VOICE Search Optimisation is the term used to describe the activity of ensuring that when a digital assistant like Siri, Amazon's Alexa or Google Home is used to search the internet, your website details are returned in the results. Voice search is growing, fast!

Typing in a few search terms has become part and parcel of our everyday lives. According to SEO Tribunal, there are 5.6 billion search queries carried out per day on Google. By 2020 it is estimated 50 per cent of all searches will be voice.

Voice Search is faster

Digital assistants have changed the way we search. It's much easier and faster to pick up your phone and ask Siri a question, or call out to Alexa and Google Home, than type a search on a keyboard. The average person types about 40 words per minute, however, the average word per minute whilst talking is around 150 words. Voice search is much more convenient.

What is the difference between voice and typed search?

When typing into a search engine we all now know we don't need to use whole sentences to get to our desired search result, keyboard generated searches tend to be three to four words.

With voice, the searches are more 'natural', people search in the style they normally communicate. The differences between the two can be seen in this example:

Typed search term: "Italian Restaurant Northampton"

Voice search: "Where is an Italian Restaurant in Northampton?"

Voice search tends to be question orientated. If you think about the reason why we make a search, regardless of how, it is generally orchestrated to find out information we don't already have. With voice search we are dealing with a different medium and the AI that drives it is a lot more nuanced.

Businesses and marketers need to optimise their websites not only for standard searches but for voice-controlled devices. And that means putting together a whole new range of keyword combinations.

Build your new voice keyword list

The first thing you need to look at is your current keyword successes, reviewing Google Analytics and Search Console will give you this data. What are you already being found for? Now think about how these terms could be communicated verbally. These are usually going to be much longer keyword combinations and most likely in question form.

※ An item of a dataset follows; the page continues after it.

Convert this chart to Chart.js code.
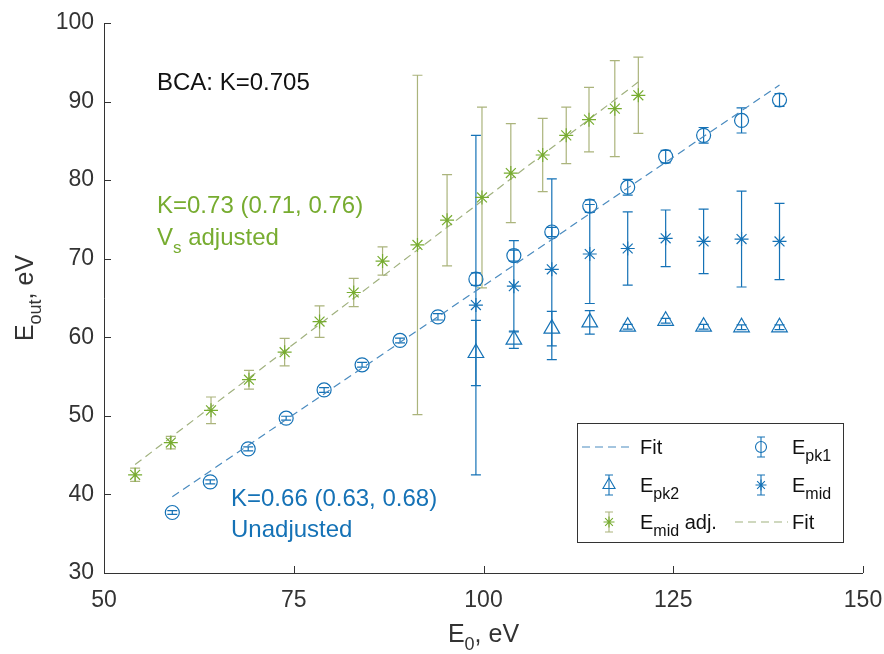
<!DOCTYPE html>
<html>
<head>
<meta charset="utf-8">
<script src="https://cdn.jsdelivr.net/npm/chart.js@4"></script>
<style>
  body { margin: 0; background: #fff; }
  #plot { display: block; }
</style>
</head>
<body>
<canvas id="plot" width="884" height="654"></canvas>
<script>
/************************************** Data **************************************/
// primary peak, E0 vs Eout
const e0Pk1 = [59, 64, 69, 74, 79, 84, 89, 94, 99, 104, 109, 114, 119, 124, 129, 134, 139];
const ePk1 = [37.7, 41.6, 45.8, 49.7, 53.3, 56.5, 59.6, 62.6, 67.4, 70.4, 73.4, 76.7, 79.1, 83.0, 85.7, 87.6, 90.2];
const ePk1Err = [0.25, 0.25, 0.25, 0.25, 0.3, 0.3, 0.3, 0.4, 0.8, 0.7, 0.6, 0.8, 1.0, 0.8, 1.0, 1.6, 0.8];

// second peak + midpoint, only above 99 eV
const e0High = [99, 104, 109, 114, 119, 124, 129, 134, 139];
const ePk2 = [58.0, 59.7, 61.1, 61.9, 61.35, 62.1, 61.35, 61.27, 61.27];
const ePk2Err = [4.15, 1.1, 2.2, 1.5, 0.3, 0.3, 0.3, 0.3, 0.3];
const eMid = [64.1, 66.5, 68.65, 70.6, 71.3, 72.6, 72.2, 72.5, 72.2];
const eMidErr = [21.6, 5.8, 11.5, 6.3, 4.65, 3.6, 4.1, 6.1, 4.85];

// midpoint with Vs adjustment (shifted E0)
const e0Adj = [54.1, 58.8, 64.1, 69.1, 73.8, 78.4, 82.9, 86.7, 91.3, 95.2, 99.8, 103.6, 107.8, 110.9, 113.9, 117.3, 120.4];
const eMidAdj = [42.5, 46.6, 50.7, 54.6, 58.1, 62.0, 65.7, 69.7, 71.75, 74.9, 77.8, 80.9, 83.2, 85.7, 87.7, 89.1, 90.8];
const eMidAdjErr = [0.85, 0.8, 1.7, 1.2, 1.75, 2.0, 1.8, 1.8, 21.6, 5.8, 11.5, 6.3, 4.65, 3.6, 4.1, 6.1, 4.85];

// linear fits (end points)
const fitX = [59, 139];
const fitY = [39.7, 92.1];
const fitAdjX = [54.1, 120.4];
const fitAdjY = [43.8, 92.5];

const xTicks = [50, 75, 100, 125, 150];
const yTicks = [30, 40, 50, 60, 70, 80, 90, 100];

/************************************** Styles **************************************/
const BLUE = '#1572b6';
const BLUE_FIT = '#4a8bbf';
const GREEN = '#77ac30';
const GREEN_BAR = '#abb47c';
const GREEN_FIT = '#a0b17e';
const AXIS = '#333333';
const FONT = "'Liberation Sans', Arial, sans-serif";

const pts = (xs, ys) => xs.map((x, i) => ({x: x, y: ys[i]}));

/************************************** Plugins **************************************/
function capLine(ctx, x, y, half) {
    ctx.moveTo(x - half, y);
    ctx.lineTo(x + half, y);
}

// vertical error bars with caps, read from dataset.errors
const errorBars = {
    id: 'errorBars',
    beforeDatasetsDraw(chart) {
        const ctx = chart.ctx;
        const xs = chart.scales.x, ys = chart.scales.y;
        chart.data.datasets.forEach(ds => {
            if (!ds.errors) return;
            ctx.save();
            ctx.strokeStyle = ds.barColor;
            ctx.lineWidth = 1.2;
            ctx.beginPath();
            ds.data.forEach((p, i) => {
                const px = xs.getPixelForValue(p.x);
                const top = ys.getPixelForValue(p.y + ds.errors[i]);
                const bot = ys.getPixelForValue(p.y - ds.errors[i]);
                ctx.moveTo(px, top);
                ctx.lineTo(px, bot);
                capLine(ctx, px, top, 5);
                capLine(ctx, px, bot, 5);
            });
            ctx.stroke();
            ctx.restore();
        });
    }
};

// text made of pieces: [text, size, baseline shift]
function drawParts(ctx, parts, x, y, color) {
    ctx.fillStyle = color;
    ctx.textBaseline = 'alphabetic';
    ctx.textAlign = 'left';
    let cx = x;
    parts.forEach(([t, size, dy]) => {
        ctx.font = size + 'px ' + FONT;
        ctx.fillText(t, cx, y + dy);
        cx += ctx.measureText(t).width;
    });
    return cx;
}
function partsWidth(ctx, parts) {
    let w = 0;
    parts.forEach(([t, size]) => {
        ctx.font = size + 'px ' + FONT;
        w += ctx.measureText(t).width;
    });
    return w;
}

function legendMarker(ctx, style, x, y, color, barColor) {
    ctx.save();
    ctx.strokeStyle = barColor;
    ctx.lineWidth = 1.1;
    ctx.beginPath();
    ctx.moveTo(x, y - 10); ctx.lineTo(x, y + 10);
    capLine(ctx, x, y - 10, 4);
    capLine(ctx, x, y + 10, 4);
    ctx.stroke();
    ctx.restore();
    ctx.save();
    ctx.strokeStyle = color;
    ctx.fillStyle = 'transparent';
    ctx.lineWidth = 1.1;
    Chart.helpers.drawPoint(ctx, {pointStyle: style, radius: style === 'triangle' ? 7 : 5.5, borderWidth: 1.1}, x, y);
    ctx.restore();
}

function legendDash(ctx, x1, x2, y, color) {
    ctx.save();
    ctx.strokeStyle = color;
    ctx.lineWidth = 1.2;
    ctx.setLineDash([8, 5]);
    ctx.beginPath();
    ctx.moveTo(x1, y); ctx.lineTo(x2, y);
    ctx.stroke();
    ctx.restore();
}

// axes lines, inward ticks, titles, annotations and legend box
const decorations = {
    id: 'decorations',
    afterDraw(chart) {
        const ctx = chart.ctx;
        const area = chart.chartArea;
        const xs = chart.scales.x, ys = chart.scales.y;

        ctx.save();
        ctx.strokeStyle = AXIS;
        ctx.lineWidth = 1;
        ctx.beginPath();
        ctx.moveTo(area.left + 0.5, area.top);
        ctx.lineTo(area.left + 0.5, area.bottom + 0.5);
        ctx.lineTo(area.right, area.bottom + 0.5);
        xTicks.forEach(v => {
            const px = Math.round(xs.getPixelForValue(v)) + 0.5;
            ctx.moveTo(px, area.bottom);
            ctx.lineTo(px, area.bottom - 7);
        });
        yTicks.forEach(v => {
            const py = Math.round(ys.getPixelForValue(v)) + 0.5;
            ctx.moveTo(area.left, py);
            ctx.lineTo(area.left + 7, py);
        });
        ctx.stroke();
        ctx.restore();

        // axis titles
        ctx.save();
        const xt = [['E', 25, 0], ['0', 18, 8], [', eV', 25, 0]];
        const xw = partsWidth(ctx, xt);
        drawParts(ctx, xt, (area.left + area.right) / 2 - xw / 2, 642, AXIS);
        ctx.translate(33, (area.top + area.bottom) / 2);
        ctx.rotate(-Math.PI / 2);
        const yt = [['E', 25, 0], ['out', 18, 8], [', eV', 25, 0]];
        const yw = partsWidth(ctx, yt);
        drawParts(ctx, yt, -yw / 2, 0, AXIS);
        ctx.restore();

        // annotations
        drawParts(ctx, [['BCA: K=0.705', 24, 0]], 157, 90, '#111111');
        drawParts(ctx, [['K=0.73 (0.71, 0.76)', 24, 0]], 157, 213, GREEN);
        drawParts(ctx, [['V', 24, 0], ['s', 17, 8], [' adjusted', 24, 0]], 157, 245, GREEN);
        drawParts(ctx, [['K=0.66 (0.63, 0.68)', 24, 0]], 231, 506, BLUE);
        drawParts(ctx, [['Unadjusted', 24, 0]], 231, 537, BLUE);

        // legend
        const lx = 577, ly = 423, lw = 266, lh = 119;
        ctx.save();
        ctx.fillStyle = '#ffffff';
        ctx.fillRect(lx, ly, lw, lh);
        ctx.strokeStyle = AXIS;
        ctx.lineWidth = 1;
        ctx.strokeRect(lx + 0.5, ly + 0.5, lw, lh);
        ctx.restore();

        const rows = [447, 485, 522];
        legendDash(ctx, 582, 632, rows[0], BLUE_FIT);
        drawParts(ctx, [['Fit', 20, 7]], 640, rows[0], '#111111');
        legendMarker(ctx, 'circle', 761, rows[0], BLUE, BLUE);
        drawParts(ctx, [['E', 20, 7], ['pk1', 16, 14]], 792, rows[0], '#111111');

        legendMarker(ctx, 'triangle', 609, rows[1], BLUE, BLUE);
        drawParts(ctx, [['E', 20, 7], ['pk2', 16, 14]], 640, rows[1], '#111111');
        legendMarker(ctx, 'star', 761, rows[1], BLUE, BLUE);
        drawParts(ctx, [['E', 20, 7], ['mid', 16, 14]], 792, rows[1], '#111111');

        legendMarker(ctx, 'star', 609, rows[2], GREEN, GREEN_BAR);
        drawParts(ctx, [['E', 20, 7], ['mid', 16, 14], [' adj.', 20, 7]], 640, rows[2], '#111111');
        legendDash(ctx, 735, 788, rows[2], GREEN_FIT);
        drawParts(ctx, [['Fit', 20, 7]], 792, rows[2], '#111111');
    }
};

/************************************** Chart **************************************/
const markerSet = (label, data, style, radius, color, barColor, errors) => ({
    label: label,
    data: data,
    showLine: false,
    pointStyle: style,
    pointRadius: radius,
    borderColor: color,
    backgroundColor: 'transparent',
    pointBorderWidth: 1.2,
    errors: errors,
    barColor: barColor
});

const fitSet = (label, data, color) => ({
    label: label,
    data: data,
    showLine: true,
    borderColor: color,
    borderWidth: 1.2,
    borderDash: [8, 5],
    pointRadius: 0,
    fill: false
});

// fixed axis sizes, no extra room for overhanging tick labels
const noOverhang = s => {
    s.paddingLeft = 0; s.paddingRight = 0;
    s.paddingTop = 0; s.paddingBottom = 0;
};

new Chart(document.getElementById('plot'), {
    type: 'scatter',
    data: {
        datasets: [
            fitSet('Fit', pts(fitX, fitY), BLUE_FIT),
            markerSet('Epk1', pts(e0Pk1, ePk1), 'circle', 7, BLUE, BLUE, ePk1Err),
            markerSet('Epk2', pts(e0High, ePk2), 'triangle', 9, BLUE, BLUE, ePk2Err),
            markerSet('Emid', pts(e0High, eMid), 'star', 7, BLUE, BLUE, eMidErr),
            markerSet('Emid adj.', pts(e0Adj, eMidAdj), 'star', 7, GREEN, GREEN_BAR, eMidAdjErr),
            fitSet('Fit', pts(fitAdjX, fitAdjY), GREEN_FIT)
        ]
    },
    options: {
        responsive: false,
        animation: false,
        layout: { padding: { top: 23, right: 21, left: 0, bottom: 0 } },
        plugins: {
            legend: { display: false },
            tooltip: { enabled: false }
        },
        scales: {
            x: {
                type: 'linear',
                min: 50,
                max: 150,
                afterBuildTicks: s => { s.ticks = xTicks.map(v => ({value: v})); },
                ticks: { font: { family: FONT, size: 23 }, color: AXIS, padding: 14, maxRotation: 0 },
                grid: { display: false, drawTicks: false },
                border: { display: false },
                afterFit: s => { s.height = 81; noOverhang(s); }
            },
            y: {
                type: 'linear',
                min: 30,
                max: 100,
                afterBuildTicks: s => { s.ticks = yTicks.map(v => ({value: v})); },
                ticks: { font: { family: FONT, size: 23 }, color: AXIS, padding: 10 },
                grid: { display: false, drawTicks: false },
                border: { display: false },
                afterFit: s => { s.width = 104; noOverhang(s); }
            }
        }
    },
    plugins: [errorBars, decorations]
});
</script>
</body>
</html>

Use a service like Wordtracker's Scout App which will give you list of high-performing keywords you can add to your list - all you have to do is pick out the ones that appear most likely to be from voice searches.

Another option is to keep an eye on Google's autocomplete for manual searches to further build a list of terms. You can add in modifiers or words that will often be used in voice searches. These include what, when, how, does and will. You can also use a simple tool like Answer the Public for more insight into the best keyword combinations for your website.

Remove negative keywords

By the time you have completed all this, you should have a lot of keyword combinations to choose from. As with normal keyword research, some of these might be negative. These are the keywords that you don't really want to be associated with your brand and, at this stage, you should be filtering them out.

Measuring performance

Once you have your list of voice optimising keywords, the next step is to place them on your website and see how they perform. As voice search terms tend to be questions, creating blog articles that ask and answer these questions is one of the most obvious voice search optimisation techniques. Alternatively, consider adding an FAQ page which once again answers the most relevant questions.

Analysing the results from this activity can take some time but it should give you a clear idea of which keyword string combinations work and which don't. You can use the top performing words and phrases to come up with similar combinations to further improve engagement.